President Barack Obama's Middle East envoy George Mitchell met Palestinian leaders Friday as he continues his third peace mission to the region. It has been tough going for the diplomatic mission.
U.S. envoy George Mitchell met with Palestinian President Mahmoud Abbas in the West Bank town of Ramallah. Mr. Abbas urged the United States to pressure Israel's hawkish new government to uphold previous peace agreements and agree to the creation of a Palestinian state.
Palestinian negotiator Saeb Erekat told reporters that if Israeli Prime Minister Benjamin Netanyahu continues to reject the two-state solution it would weaken Palestinian moderates, strengthen the extremists and push the region toward chaos and violence.
Mr. Netanyahu took a hard line on Palestinian statehood when he met with Mitchell on Thursday. He demanded that first, the Palestinians must recognize Israel as a Jewish state, something they refuse to do. Mr. Netanyahu also warned that the Islamic militant group Hamas could seize control of a Palestinian state in the West Bank, just as it ousted Mr. Abbas from the Gaza Strip in 2007. Hamas refuses to renounce violence or recognize Israel.

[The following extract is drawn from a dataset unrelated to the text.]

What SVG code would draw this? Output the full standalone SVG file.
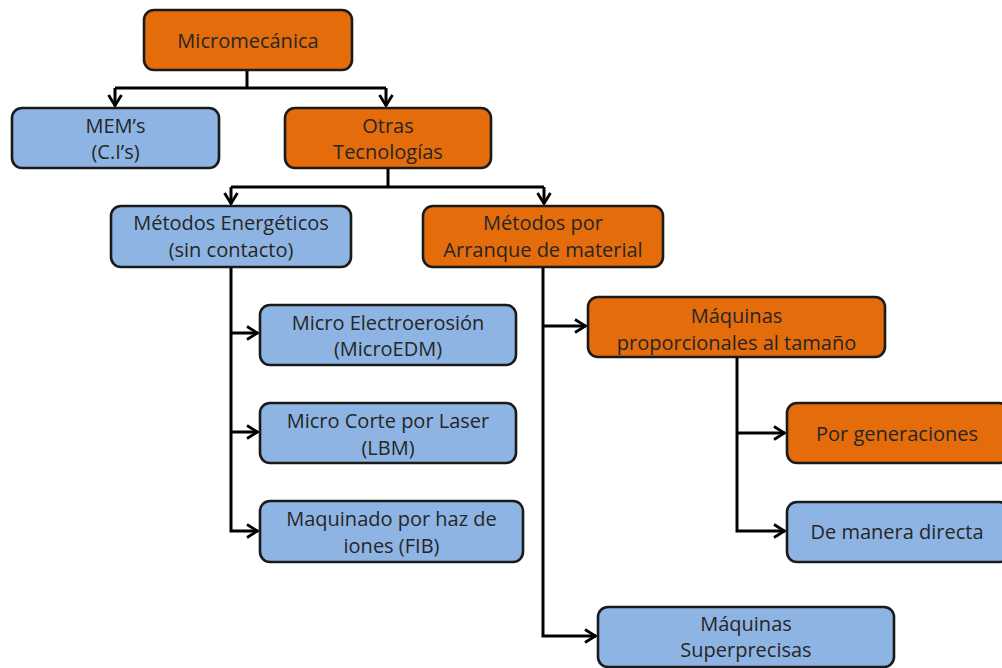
<svg xmlns="http://www.w3.org/2000/svg" width="1002" height="668" viewBox="0 0 1002 668">
<defs>
<marker id="arr" viewBox="0 0 14 16" refX="12.5" refY="8" markerWidth="14" markerHeight="16" markerUnits="userSpaceOnUse" orient="auto">
<path d="M1.5,1.5 L12,8 L1.5,14.5" fill="none" stroke="#000" stroke-width="2.8"/>
</marker>
<style>
.box{stroke:#1a1a1a;stroke-width:2.6}
.or{fill:#E46C0A}
.bl{fill:#8EB4E3}
text{font-family:"Open Sans","Liberation Sans",sans-serif;font-size:20px;fill:#262626;text-anchor:middle;dominant-baseline:central}
.con{fill:none;stroke:#000;stroke-width:3}
</style>
</defs>
<rect width="1002" height="668" fill="#fff"/>
<g id="connectors">
<path class="con" d="M247,70 V88 M115,88 H386"/>
<path class="con" d="M115,88 V106" marker-end="url(#arr)"/>
<path class="con" d="M386,88 V106" marker-end="url(#arr)"/>
<path class="con" d="M388,168 V187 M231,187 H544"/>
<path class="con" d="M231,187 V204" marker-end="url(#arr)"/>
<path class="con" d="M544,187 V204" marker-end="url(#arr)"/>
<path class="con" d="M231,267 V531 H258" marker-end="url(#arr)"/>
<path class="con" d="M231,333 H258" marker-end="url(#arr)"/>
<path class="con" d="M231,432 H258" marker-end="url(#arr)"/>
<path class="con" d="M543,267 V636 H596" marker-end="url(#arr)"/>
<path class="con" d="M543,326 H586" marker-end="url(#arr)"/>
<path class="con" d="M737,357 V531 H785" marker-end="url(#arr)"/>
<path class="con" d="M737,433 H785" marker-end="url(#arr)"/>
</g>
<g id="n-micromecanica"><rect class="box or" x="144" y="10" width="208" height="60" rx="10"/><text x="248" y="40">Micromecánica</text></g>
<g id="n-mems"><rect class="box bl" x="12" y="108" width="207" height="60" rx="10"/><text x="115.5" y="125">MEM’s</text><text x="115.5" y="151">(C.I’s)</text></g>
<g id="n-otras"><rect class="box or" x="285" y="108" width="206" height="60" rx="10"/><text x="388" y="125">Otras</text><text x="388" y="151">Tecnologías</text></g>
<g id="n-energeticos"><rect class="box bl" x="111" y="206" width="240" height="61" rx="10"/><text x="231" y="222">Métodos Energéticos</text><text x="231" y="249">(sin contacto)</text></g>
<g id="n-arranque"><rect class="box or" x="423" y="206" width="240" height="61" rx="10"/><text x="543" y="222">Métodos por</text><text x="543" y="249">Arranque de material</text></g>
<g id="n-edm"><rect class="box bl" x="260" y="305" width="256" height="60" rx="10"/><text x="388" y="322">Micro Electroerosión</text><text x="388" y="348">(MicroEDM)</text></g>
<g id="n-lbm"><rect class="box bl" x="260" y="403" width="256" height="60" rx="10"/><text x="388" y="420">Micro Corte  por Laser</text><text x="388" y="447">(LBM)</text></g>
<g id="n-fib"><rect class="box bl" x="260" y="501" width="263" height="61" rx="10"/><text x="391.5" y="518">Maquinado por haz de</text><text x="391.5" y="545">iones (FIB)</text></g>
<g id="n-proporcionales"><rect class="box or" x="588" y="297" width="297" height="60" rx="10"/><text x="736.5" y="315">Máquinas</text><text x="736.5" y="342">proporcionales al tamaño</text></g>
<g id="n-generaciones"><rect class="box or" x="787" y="403" width="222" height="60" rx="10"/><text x="897" y="433">Por generaciones</text></g>
<g id="n-directa"><rect class="box bl" x="787" y="502" width="222" height="60" rx="10"/><text x="897" y="531">De manera  directa</text></g>
<g id="n-superprecisas"><rect class="box bl" x="598" y="607" width="296" height="60" rx="10"/><text x="746" y="623">Máquinas</text><text x="746" y="649">Superprecisas</text></g>
</svg>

Israeli Deputy Foreign Minister Danny Ayalon says times have changed since Israel agreed to the land-for-peace formula under the Oslo Accords in 1993.
"It's not going to be the old policy as usual, first of all because old policies didn't work," he said. "We have 16 years to show what Israel has been doing with the most dovish approach and the most dovish governments, without really resolving the conflict; on the contrary."
The new government believes territorial concessions only led to terrorism and wars and that it is time for a new approach. Mitchell responded that the U.S. sees a Palestinian state as the only way to peace. So there could be trouble ahead for the peace process and U.S.-Israel relations.